Let's back up, and start again. First principles: the real product is content, and if you want content, somebody has to pay for producing it. There are only two known ways to pay for that content: pay for it in the purchase price or pay for it with advertising.

We happily use both of these ways in publishing now: magazines and newspapers are largely paid for by advertising, while books are largely paid for by purchasers.

If we can deliver the content without the printed paper, then the printed paper is unnecessary and will eventually go away.  So if we want publishing to survive, it has to survive without the printed paper.  We have to come up with a way to make electronic publishing pay.

The usual problem people see with electronic publishing is piracy: once the electronic form is out, how can you keep people from making free copies?  Publishers, especially music publishers, have been trying two methods: legal, with the quixotic quest by the RIAA to catch file-sharers, and technical, using digital rights management. The legal methods are unpopular, and DRM is really unpopular. So unpopular that Apple iTunes no longer uses it.

iTunes no longer uses DRM, but it still makes money. We learn something interesting from this too: people are willing to pay for content as long as it's not too much, and it's easy to find the content and pay for it.

Now, a picture of what publishing will look like, post-iPad and post-Kindle, begins to take shape.

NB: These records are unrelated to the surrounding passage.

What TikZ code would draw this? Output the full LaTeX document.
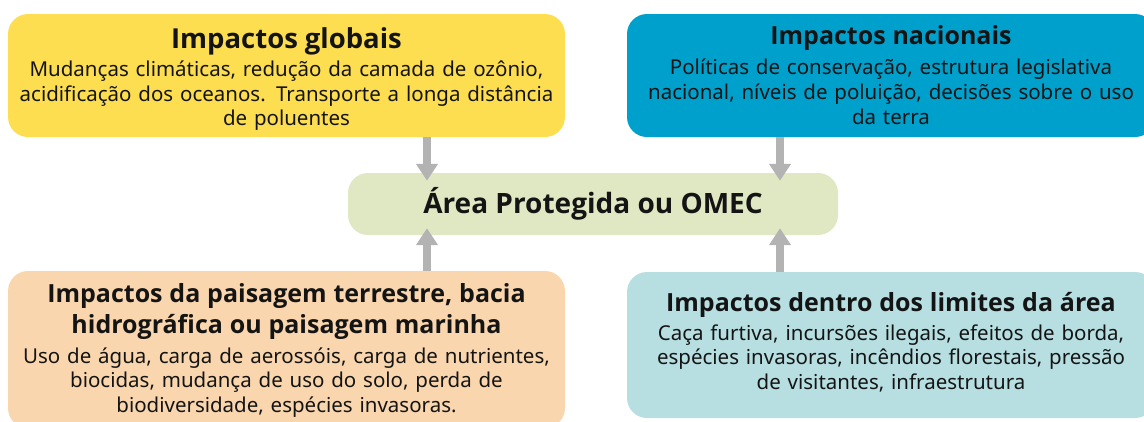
\documentclass[tikz,border=0pt]{standalone}
\usepackage{fontspec}
\setmainfont{Noto Sans}
\newfontfamily\headfont{Open Sans}
\usetikzlibrary{arrows.meta}

\definecolor{globyellow}{HTML}{FEDE51}
\definecolor{natblue}{HTML}{00A0CC}
\definecolor{pagreen}{HTML}{DFE8C3}
\definecolor{landorange}{HTML}{F9D6AE}
\definecolor{sitecyan}{HTML}{B7DFE1}
\definecolor{arrgray}{HTML}{B3B3B3}
\definecolor{inktext}{HTML}{141414}

% title of a box: [room above], size, gap below, text
\newcommand{\boxhead}[4][0pt]{{\fontsize{#2}{31}\headfont\bfseries
    \rule{0pt}{\dimexpr0.76em+#1\relax}#4\par}\vspace{#3}}

\tikzset{
  impact/.style={rounded corners=20pt, inner sep=0pt, align=center, text=inktext,
    font=\fontsize{20.5}{24.5}\selectfont},
  flow/.style={draw=arrgray, line width=8pt, -{Triangle[width=21pt,length=17pt]}}
}

\begin{document}
\begin{tikzpicture}[x=1pt,y=-1pt]
        \useasboundingbox (0,0) rectangle (1144,421);

        % Impact boxes
        \node[impact, fill=globyellow, minimum width=557pt, minimum height=123pt, text width=550pt]
            (glob) at (286.5,75.5) {\boxhead[7pt]{27.5}{4pt}{Impactos globais}
            Mudanças climáticas, redução da camada de ozônio,\\
            acidificação dos oceanos. Transporte a longa distância\\
            de poluentes};
        \node[impact, fill=natblue, minimum width=528pt, minimum height=123pt, text width=520pt,
            font=\fontsize{20.5}{25}\selectfont]
            (nat) at (891,75.5) {\boxhead{25}{5pt}{Impactos nacionais}
            Políticas de conservação, estrutura legislativa\\
            nacional, níveis de poluição, decisões sobre o uso\\
            da terra};
        \node[impact, fill=landorange, minimum width=557pt, minimum height=157pt, text width=550pt]
            (land) at (286.5,349.5) {\boxhead[2pt]{25}{5pt}{Impactos da paisagem terrestre, bacia\\
            hidrográfica ou paisagem marinha}
            Uso de água, carga de aerossóis, carga de nutrientes,\\
            biocidas, mudança de uso do solo, perda de\\
            biodiversidade, espécies invasoras.};
        \node[impact, fill=sitecyan, minimum width=528pt, minimum height=146pt, text width=520pt]
            (site) at (891,345) {\boxhead{25}{4pt}{Impactos dentro dos limites da área}
            Caça furtiva, incursões ilegais, efeitos de borda,\\
            espécies invasoras, incêndios florestais, pressão\\
            de visitantes, infraestrutura\par\vspace{6pt}};

        % Protected area in the middle
        \node[impact, fill=pagreen, minimum width=490pt, minimum height=62pt,
            font=\fontsize{28}{30}\headfont\bfseries] (pa) at (593,204) {Área Protegida ou OMEC};

        % Arrows into the protected area
        \coordinate (lx) at (427,0);
        \coordinate (rx) at (780,0);
        \draw[flow, shorten >=-8pt] (glob.south -| lx) -- (pa.north -| lx);
        \draw[flow, shorten >=-8pt] (nat.south -| rx) -- (pa.north -| rx);
        \draw[flow, shorten >=-7pt] (land.north -| lx) -- (pa.south -| lx);
        \draw[flow, shorten >=-7pt] (site.north -| rx) -- (pa.south -| rx);

\end{tikzpicture}
\end{document}
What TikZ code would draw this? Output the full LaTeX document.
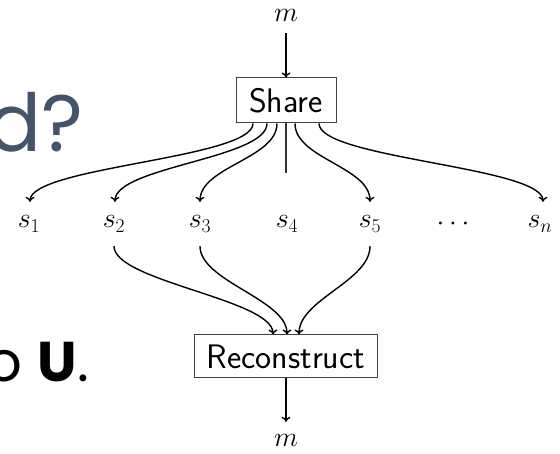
\RequirePackage{fix-cm}
\documentclass[tikz,border=0pt]{standalone}
\usepackage{fontspec}
\newfontfamily\slidefont{Poppins}
\usetikzlibrary{arrows.meta}
\definecolor{slate}{HTML}{44546A}
\tikzset{
  flow/.style={line width=1.4pt, -{To[length=5pt,width=9pt]}},
  swoop/.style={out=-90, in=90, distance=35pt},
  stage/.style={draw=black!75, line width=1pt, fill=white, inner sep=0pt,
    font=\sffamily\fontsize{34}{40}\selectfont},
  share/.style={inner sep=0pt, minimum height=44pt, minimum width=24pt,
    font=\fontsize{28}{34}\selectfont},
  msg/.style={inner sep=0pt, minimum height=36pt, font=\fontsize{28}{34}\selectfont},
}
\begin{document}
\begin{tikzpicture}[x=1pt,y=-1pt]
\useasboundingbox (0,0) rectangle (560,454);
\clip (0,0) rectangle (560,454);

% slide text behind the diagram
\node[anchor=base east, inner sep=0pt, text=slate,
  font=\slidefont\fontsize{80}{90}\selectfont] (title) at (84,152) {d?};
\node[anchor=base east, inner sep=0pt, text=black,
  font=\slidefont\fontsize{56}{64}\selectfont] (line) at (89,382) {o \textbf{U}.};

% stages
\node[stage, minimum width=100pt, minimum height=45pt] (sh) at (286,100.5) {Share};
\node[stage, minimum width=183pt, minimum height=43pt] (rc) at (286,356.5) {Reconstruct};

% message in and out
\node[msg] (min) at (286,15) {$m$};
\node[msg] (mout) at (286,440) {$m$};
\draw[flow] (min.south) -- (sh.north);
\draw[flow] (rc.south) -- (mout.north);

% shares
\node[share] (s1) at (29,224) {$s_1$};
\node[share] (s2) at (114,224) {$s_2$};
\node[share] (s3) at (200,224) {$s_3$};
\node[share] (s4) at (287,224) {$s_4$};
\node[share] (s5) at (370,224) {$s_5$};
\node[share] (dots) at (453,224) {$\cdots$};
\node[share] (sn) at (540,224) {$s_n$};
\coordinate (s4end) at (286,173);

% splitting
\draw[flow] ([xshift=-33pt]sh.south) to[swoop] ([xshift=1pt]s1.north);
\draw[flow] ([xshift=-19pt]sh.south) to[swoop] ([xshift=1pt]s2.north);
\draw[flow] ([xshift=-9pt]sh.south) to[swoop] (s3.north);
\draw[line width=1.4pt, black!80] (sh.south) -- (s4end);
\draw[flow] ([xshift=9pt]sh.south) to[swoop] (s5.north);
\draw[flow] ([xshift=33pt]sh.south) to[swoop] ([xshift=3pt]sn.north);

% recombining
\draw[flow] (s2.south) to[swoop] ([xshift=-13pt]rc.north);
\draw[flow] (s3.south) to[swoop] ([xshift=1pt]rc.north);
\draw[flow] (s5.south) to[swoop] ([xshift=13pt]rc.north);
\end{tikzpicture}
\end{document}
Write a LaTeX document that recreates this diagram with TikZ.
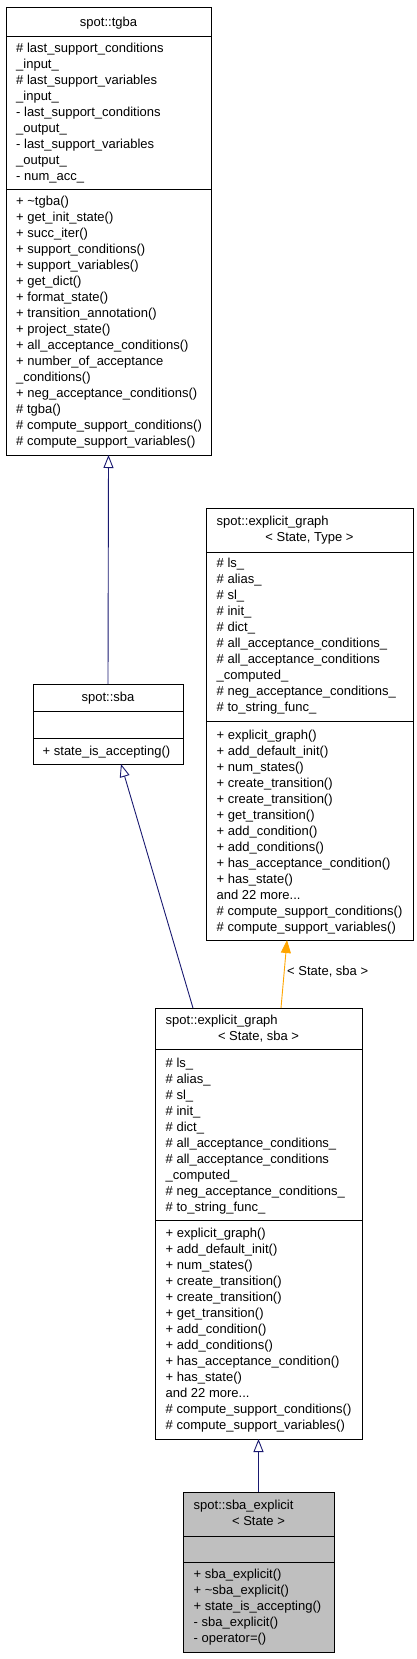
\documentclass[tikz,border=0pt]{standalone}
\usepackage{fontspec}
\setmainfont{Liberation Sans}
\usetikzlibrary{arrows.meta,calc}
\definecolor{navyline}{HTML}{191970}
\definecolor{inhorange}{HTML}{FFA500}
\definecolor{boxgray}{HTML}{BFBFBF}
\newcommand\mydots{...}
\tikzset{
  classbox/.style={draw=black, line width=0.9pt, inner sep=0pt, outer sep=0pt},
  sepline/.style={draw=black, line width=0.9pt},
  mtext/.style={anchor=base west, inner sep=0pt, font=\fontsize{13}{16}\selectfont},
  ctext/.style={anchor=base, inner sep=0pt, font=\fontsize{13}{16}\selectfont},
  inherit/.style={draw=navyline, line width=0.9pt, -{Triangle[open, length=13pt, width=10pt]}},
  usesarrow/.style={draw=inhorange, line width=0.9pt, -{Triangle[length=13pt, width=10pt, fill=inhorange]}},
}
\begin{document}
\begin{tikzpicture}[x=1pt,y=-1pt]
\useasboundingbox (0,0) rectangle (417,1659);

% ---- class boxes ----
\node[classbox, minimum width=205pt, minimum height=448pt] (tgba) at (108.5,231) {};
\node[classbox, minimum width=150pt, minimum height=80pt] (sba) at (108,724) {};
\node[classbox, minimum width=207pt, minimum height=432pt] (egT) at (309.5,724) {};
\node[classbox, minimum width=207pt, minimum height=431pt] (egS) at (258.5,1223.5) {};
\node[classbox, fill=boxgray, minimum width=151pt, minimum height=160pt] (sbaE) at (258.5,1572) {};

% ---- separators ----
\draw[sepline] (tgba.west |- 0,36) -- (tgba.east |- 0,36);
\draw[sepline] (tgba.west |- 0,189) -- (tgba.east |- 0,189);
\draw[sepline] (sba.west |- 0,711) -- (sba.east |- 0,711);
\draw[sepline] (sba.west |- 0,738) -- (sba.east |- 0,738);
\draw[sepline] (egT.west |- 0,552) -- (egT.east |- 0,552);
\draw[sepline] (egT.west |- 0,721) -- (egT.east |- 0,721);
\draw[sepline] (egS.west |- 0,1049) -- (egS.east |- 0,1049);
\draw[sepline] (egS.west |- 0,1220) -- (egS.east |- 0,1220);
\draw[sepline] (sbaE.west |- 0,1536) -- (sbaE.east |- 0,1536);
\draw[sepline] (sbaE.west |- 0,1562) -- (sbaE.east |- 0,1562);

% ---- spot::tgba ----
\node[ctext] (tgbaT) at (108.5,26.5) {spot::tgba};
\foreach \t [count=\k from 0] in {
  \# last\_support\_conditions, \_input\_, \# last\_support\_variables, \_input\_,
  - last\_support\_conditions, \_output\_, - last\_support\_variables, \_output\_,
  - num\_acc\_}
  \node[mtext] (tgbaA\k) at (16,52.5+16*\k) {\t};
\foreach \t [count=\k from 0] in {
  + \textasciitilde tgba(), + get\_init\_state(), + succ\_iter(), + support\_conditions(),
  + support\_variables(), + get\_dict(), + format\_state(), + transition\_annotation(),
  + project\_state(), + all\_acceptance\_conditions(), + number\_of\_acceptance,
  \_conditions(), + neg\_acceptance\_conditions(), \# tgba(),
  \# compute\_support\_conditions(), \# compute\_support\_variables()}
  \node[mtext] (tgbaM\k) at (16,205.5+16*\k) {\t};

% ---- spot::sba ----
\node[ctext] (sbaT) at (108,701.5) {spot::sba};
\node[mtext] (sbaM0) at (42.5,755.5) {+ state\_is\_accepting()};

% ---- spot::explicit_graph< State, Type > ----
\node[mtext] (egTT1) at (216.5,525.5) {spot::explicit\_graph};
\node[ctext] (egTT2) at (309.5,541.5) {< State, Type >};
\foreach \t [count=\k from 0] in {
  \# ls\_, \# alias\_, \# sl\_, \# init\_, \# dict\_, \# all\_acceptance\_conditions\_,
  \# all\_acceptance\_conditions, \_computed\_, \# neg\_acceptance\_conditions\_,
  \# to\_string\_func\_}
  \node[mtext] (egTA\k) at (216.5,567.5+16*\k) {\t};
\foreach \t [count=\k from 0] in {
  + explicit\_graph(), + add\_default\_init(), + num\_states(), + create\_transition(),
  + create\_transition(), + get\_transition(), + add\_condition(), + add\_conditions(),
  + has\_acceptance\_condition(), + has\_state(), and 22 more\mydots,
  \# compute\_support\_conditions(), \# compute\_support\_variables()}
  \node[mtext] (egTM\k) at (216.5,739.5+16*\k) {\t};

% ---- spot::explicit_graph< State, sba > ----
\node[mtext] (egST1) at (165.5,1024.5) {spot::explicit\_graph};
\node[ctext] (egST2) at (258.5,1040.5) {< State, sba >};
\foreach \t [count=\k from 0] in {
  \# ls\_, \# alias\_, \# sl\_, \# init\_, \# dict\_, \# all\_acceptance\_conditions\_,
  \# all\_acceptance\_conditions, \_computed\_, \# neg\_acceptance\_conditions\_,
  \# to\_string\_func\_}
  \node[mtext] (egSA\k) at (165.5,1067.5+16*\k) {\t};
\foreach \t [count=\k from 0] in {
  + explicit\_graph(), + add\_default\_init(), + num\_states(), + create\_transition(),
  + create\_transition(), + get\_transition(), + add\_condition(), + add\_conditions(),
  + has\_acceptance\_condition(), + has\_state(), and 22 more\mydots,
  \# compute\_support\_conditions(), \# compute\_support\_variables()}
  \node[mtext] (egSM\k) at (165.5,1237+16*\k) {\t};

% ---- spot::sba_explicit< State > ----
\node[mtext] (sbaET1) at (193.5,1509.5) {spot::sba\_explicit};
\node[ctext] (sbaET2) at (258.5,1525.5) {< State >};
\foreach \t [count=\k from 0] in {
  + sba\_explicit(), + \textasciitilde sba\_explicit(), + state\_is\_accepting(),
  - sba\_explicit(), - operator=()}
  \node[mtext] (sbaEM\k) at (193.5,1578.5+16*\k) {\t};

% ---- connectors ----
\draw[inherit] (sba.north) -- (tgba.south);
\draw[inherit] ($(egS.north west)+(38,0)$) -- ($(sba.south west)+(88,0)$);
\draw[usesarrow] ($(egS.north west)+(126,0)$) -- ($(egT.south west)+(81,0)$);
\node[mtext, anchor=west] (usesLbl) at (287,972) {< State, sba >};
\draw[inherit] (sbaE.north) -- (egS.south);
\end{tikzpicture}
\end{document}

First, paper print is dead, or effectively dead. Don't even think about it, any more than vinyl records are really a major factor in music.

Second, the prices must come down, way down, below what we pay for content on paper. That doesn't mean content has to be free, although it can be nearly free.

Third, there has to be a really convenient way to get the content.

An attractive way of getting content, low prices, easy shopping, and payment. That's iTunes. We think about it for music, but data is data; it can be music, movies, video, or print.

While the publishing companies try to preserve their print-based models, Apple has dug the foundation out from under them. What we are really seeing is a coherent, long-term strategy to replace the traditional models of publishing, with everything delivered over the internet to inexpensive devices like the iPad.